───── Dataset extract ─────

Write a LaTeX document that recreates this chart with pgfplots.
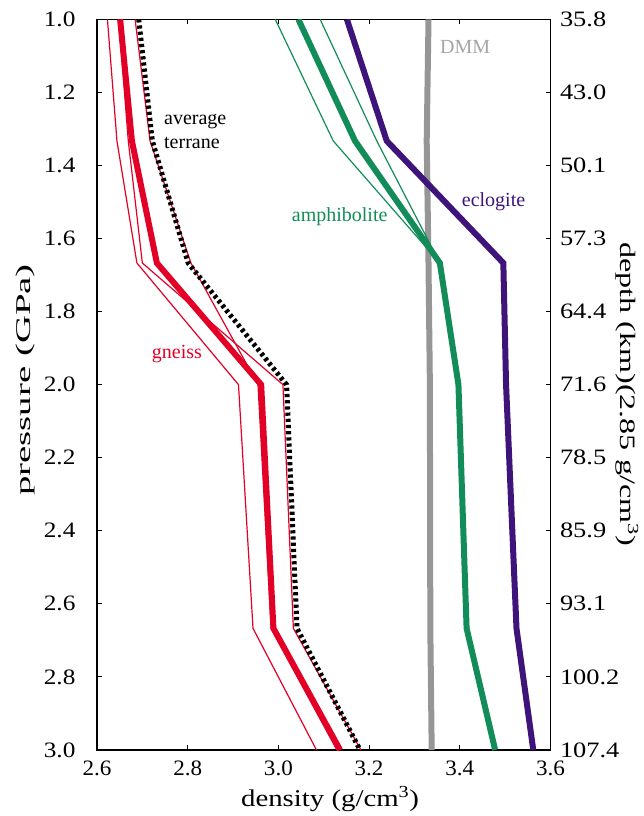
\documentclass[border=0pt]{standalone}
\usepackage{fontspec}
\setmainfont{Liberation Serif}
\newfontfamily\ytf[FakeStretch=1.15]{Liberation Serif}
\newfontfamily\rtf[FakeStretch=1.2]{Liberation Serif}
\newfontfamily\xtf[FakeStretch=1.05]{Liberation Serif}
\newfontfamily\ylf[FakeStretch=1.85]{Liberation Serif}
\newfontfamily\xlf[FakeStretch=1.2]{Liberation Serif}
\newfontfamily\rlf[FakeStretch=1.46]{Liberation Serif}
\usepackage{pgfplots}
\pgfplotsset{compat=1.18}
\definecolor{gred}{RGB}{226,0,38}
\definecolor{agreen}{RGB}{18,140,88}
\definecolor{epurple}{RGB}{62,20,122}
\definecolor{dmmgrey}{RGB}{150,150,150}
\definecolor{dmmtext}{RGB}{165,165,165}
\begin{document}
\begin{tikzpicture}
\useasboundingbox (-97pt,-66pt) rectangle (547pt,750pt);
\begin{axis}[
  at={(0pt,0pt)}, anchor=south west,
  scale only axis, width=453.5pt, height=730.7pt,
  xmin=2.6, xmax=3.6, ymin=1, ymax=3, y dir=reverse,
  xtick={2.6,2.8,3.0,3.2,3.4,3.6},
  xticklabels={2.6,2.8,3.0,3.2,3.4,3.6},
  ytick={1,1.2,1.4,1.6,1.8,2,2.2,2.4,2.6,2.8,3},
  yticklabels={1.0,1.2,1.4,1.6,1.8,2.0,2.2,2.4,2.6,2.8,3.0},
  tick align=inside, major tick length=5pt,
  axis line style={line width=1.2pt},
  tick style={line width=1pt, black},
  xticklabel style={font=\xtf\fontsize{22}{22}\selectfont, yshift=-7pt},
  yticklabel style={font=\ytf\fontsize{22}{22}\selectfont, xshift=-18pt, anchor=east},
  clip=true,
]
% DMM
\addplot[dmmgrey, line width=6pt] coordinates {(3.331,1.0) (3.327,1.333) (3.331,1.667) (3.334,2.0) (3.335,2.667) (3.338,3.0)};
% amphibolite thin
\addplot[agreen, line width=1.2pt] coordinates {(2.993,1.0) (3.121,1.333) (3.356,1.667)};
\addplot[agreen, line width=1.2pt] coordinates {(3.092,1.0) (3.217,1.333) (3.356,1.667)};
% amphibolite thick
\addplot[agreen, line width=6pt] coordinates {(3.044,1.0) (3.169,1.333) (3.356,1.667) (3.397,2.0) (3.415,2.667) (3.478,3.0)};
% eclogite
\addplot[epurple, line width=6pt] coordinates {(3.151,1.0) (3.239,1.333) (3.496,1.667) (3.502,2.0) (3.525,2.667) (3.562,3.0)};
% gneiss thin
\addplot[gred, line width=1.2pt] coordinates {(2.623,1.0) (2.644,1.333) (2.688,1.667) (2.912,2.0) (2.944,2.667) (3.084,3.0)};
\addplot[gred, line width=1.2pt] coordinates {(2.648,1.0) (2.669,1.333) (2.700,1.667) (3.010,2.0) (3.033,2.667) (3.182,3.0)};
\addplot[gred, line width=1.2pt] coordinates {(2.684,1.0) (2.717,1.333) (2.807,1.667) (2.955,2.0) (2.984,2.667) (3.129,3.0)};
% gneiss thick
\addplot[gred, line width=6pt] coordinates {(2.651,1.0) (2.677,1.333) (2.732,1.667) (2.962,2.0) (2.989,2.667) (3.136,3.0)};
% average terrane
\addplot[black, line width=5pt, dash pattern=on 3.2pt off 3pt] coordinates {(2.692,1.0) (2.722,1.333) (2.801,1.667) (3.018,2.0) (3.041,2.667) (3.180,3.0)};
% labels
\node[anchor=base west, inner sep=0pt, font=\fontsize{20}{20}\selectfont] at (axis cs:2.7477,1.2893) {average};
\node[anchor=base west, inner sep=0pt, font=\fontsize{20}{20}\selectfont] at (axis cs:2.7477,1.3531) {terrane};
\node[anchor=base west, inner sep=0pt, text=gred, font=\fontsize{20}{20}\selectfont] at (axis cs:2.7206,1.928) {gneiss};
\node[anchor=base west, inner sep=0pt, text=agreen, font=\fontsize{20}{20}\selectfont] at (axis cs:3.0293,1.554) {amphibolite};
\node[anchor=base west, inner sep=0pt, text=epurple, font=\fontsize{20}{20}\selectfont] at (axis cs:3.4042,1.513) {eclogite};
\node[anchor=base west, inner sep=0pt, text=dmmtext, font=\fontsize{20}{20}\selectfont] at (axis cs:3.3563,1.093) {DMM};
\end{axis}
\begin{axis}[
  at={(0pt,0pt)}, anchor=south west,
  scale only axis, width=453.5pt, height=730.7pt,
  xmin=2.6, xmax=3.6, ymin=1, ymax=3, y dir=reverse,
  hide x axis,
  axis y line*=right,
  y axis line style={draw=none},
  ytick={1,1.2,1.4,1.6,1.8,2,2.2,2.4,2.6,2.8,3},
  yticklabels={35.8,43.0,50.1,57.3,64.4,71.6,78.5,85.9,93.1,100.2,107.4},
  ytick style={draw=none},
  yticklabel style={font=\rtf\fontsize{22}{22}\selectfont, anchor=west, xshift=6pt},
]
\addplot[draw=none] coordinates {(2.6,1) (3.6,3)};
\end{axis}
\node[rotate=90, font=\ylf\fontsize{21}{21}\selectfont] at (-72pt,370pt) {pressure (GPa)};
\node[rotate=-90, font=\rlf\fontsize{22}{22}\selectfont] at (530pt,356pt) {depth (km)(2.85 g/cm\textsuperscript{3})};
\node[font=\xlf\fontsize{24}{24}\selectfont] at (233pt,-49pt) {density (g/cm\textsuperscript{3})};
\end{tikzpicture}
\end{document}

─────

● **Written exercise**: Repeat the data exactly, excluding the pictures.

● **Solved problem**:
Write a LaTeX document that recreates this chart with pgfplots.
\documentclass[border=0pt]{standalone}
\usepackage{fontspec}
\setmainfont{Liberation Serif}
\newfontfamily\ytf[FakeStretch=1.15]{Liberation Serif}
\newfontfamily\rtf[FakeStretch=1.2]{Liberation Serif}
\newfontfamily\xtf[FakeStretch=1.05]{Liberation Serif}
\newfontfamily\ylf[FakeStretch=1.85]{Liberation Serif}
\newfontfamily\xlf[FakeStretch=1.2]{Liberation Serif}
\newfontfamily\rlf[FakeStretch=1.46]{Liberation Serif}
\usepackage{pgfplots}
\pgfplotsset{compat=1.18}
\definecolor{gred}{RGB}{226,0,38}
\definecolor{agreen}{RGB}{18,140,88}
\definecolor{epurple}{RGB}{62,20,122}
\definecolor{dmmgrey}{RGB}{150,150,150}
\definecolor{dmmtext}{RGB}{165,165,165}
\begin{document}
\begin{tikzpicture}
\useasboundingbox (-97pt,-66pt) rectangle (547pt,750pt);
\begin{axis}[
  at={(0pt,0pt)}, anchor=south west,
  scale only axis, width=453.5pt, height=730.7pt,
  xmin=2.6, xmax=3.6, ymin=1, ymax=3, y dir=reverse,
  xtick={2.6,2.8,3.0,3.2,3.4,3.6},
  xticklabels={2.6,2.8,3.0,3.2,3.4,3.6},
  ytick={1,1.2,1.4,1.6,1.8,2,2.2,2.4,2.6,2.8,3},
  yticklabels={1.0,1.2,1.4,1.6,1.8,2.0,2.2,2.4,2.6,2.8,3.0},
  tick align=inside, major tick length=5pt,
  axis line style={line width=1.2pt},
  tick style={line width=1pt, black},
  xticklabel style={font=\xtf\fontsize{22}{22}\selectfont, yshift=-7pt},
  yticklabel style={font=\ytf\fontsize{22}{22}\selectfont, xshift=-18pt, anchor=east},
  clip=true,
]
% DMM
\addplot[dmmgrey, line width=6pt] coordinates {(3.331,1.0) (3.327,1.333) (3.331,1.667) (3.334,2.0) (3.335,2.667) (3.338,3.0)};
% amphibolite thin
\addplot[agreen, line width=1.2pt] coordinates {(2.993,1.0) (3.121,1.333) (3.356,1.667)};
\addplot[agreen, line width=1.2pt] coordinates {(3.092,1.0) (3.217,1.333) (3.356,1.667)};
% amphibolite thick
\addplot[agreen, line width=6pt] coordinates {(3.044,1.0) (3.169,1.333) (3.356,1.667) (3.397,2.0) (3.415,2.667) (3.478,3.0)};
% eclogite
\addplot[epurple, line width=6pt] coordinates {(3.151,1.0) (3.239,1.333) (3.496,1.667) (3.502,2.0) (3.525,2.667) (3.562,3.0)};
% gneiss thin
\addplot[gred, line width=1.2pt] coordinates {(2.623,1.0) (2.644,1.333) (2.688,1.667) (2.912,2.0) (2.944,2.667) (3.084,3.0)};
\addplot[gred, line width=1.2pt] coordinates {(2.648,1.0) (2.669,1.333) (2.700,1.667) (3.010,2.0) (3.033,2.667) (3.182,3.0)};
\addplot[gred, line width=1.2pt] coordinates {(2.684,1.0) (2.717,1.333) (2.807,1.667) (2.955,2.0) (2.984,2.667) (3.129,3.0)};
% gneiss thick
\addplot[gred, line width=6pt] coordinates {(2.651,1.0) (2.677,1.333) (2.732,1.667) (2.962,2.0) (2.989,2.667) (3.136,3.0)};
% average terrane
\addplot[black, line width=5pt, dash pattern=on 3.2pt off 3pt] coordinates {(2.692,1.0) (2.722,1.333) (2.801,1.667) (3.018,2.0) (3.041,2.667) (3.180,3.0)};
% labels
\node[anchor=base west, inner sep=0pt, font=\fontsize{20}{20}\selectfont] at (axis cs:2.7477,1.2893) {average};
\node[anchor=base west, inner sep=0pt, font=\fontsize{20}{20}\selectfont] at (axis cs:2.7477,1.3531) {terrane};
\node[anchor=base west, inner sep=0pt, text=gred, font=\fontsize{20}{20}\selectfont] at (axis cs:2.7206,1.928) {gneiss};
\node[anchor=base west, inner sep=0pt, text=agreen, font=\fontsize{20}{20}\selectfont] at (axis cs:3.0293,1.554) {amphibolite};
\node[anchor=base west, inner sep=0pt, text=epurple, font=\fontsize{20}{20}\selectfont] at (axis cs:3.4042,1.513) {eclogite};
\node[anchor=base west, inner sep=0pt, text=dmmtext, font=\fontsize{20}{20}\selectfont] at (axis cs:3.3563,1.093) {DMM};
\end{axis}
\begin{axis}[
  at={(0pt,0pt)}, anchor=south west,
  scale only axis, width=453.5pt, height=730.7pt,
  xmin=2.6, xmax=3.6, ymin=1, ymax=3, y dir=reverse,
  hide x axis,
  axis y line*=right,
  y axis line style={draw=none},
  ytick={1,1.2,1.4,1.6,1.8,2,2.2,2.4,2.6,2.8,3},
  yticklabels={35.8,43.0,50.1,57.3,64.4,71.6,78.5,85.9,93.1,100.2,107.4},
  ytick style={draw=none},
  yticklabel style={font=\rtf\fontsize{22}{22}\selectfont, anchor=west, xshift=6pt},
]
\addplot[draw=none] coordinates {(2.6,1) (3.6,3)};
\end{axis}
\node[rotate=90, font=\ylf\fontsize{21}{21}\selectfont] at (-72pt,370pt) {pressure (GPa)};
\node[rotate=-90, font=\rlf\fontsize{22}{22}\selectfont] at (530pt,356pt) {depth (km)(2.85 g/cm\textsuperscript{3})};
\node[font=\xlf\fontsize{24}{24}\selectfont] at (233pt,-49pt) {density (g/cm\textsuperscript{3})};
\end{tikzpicture}
\end{document}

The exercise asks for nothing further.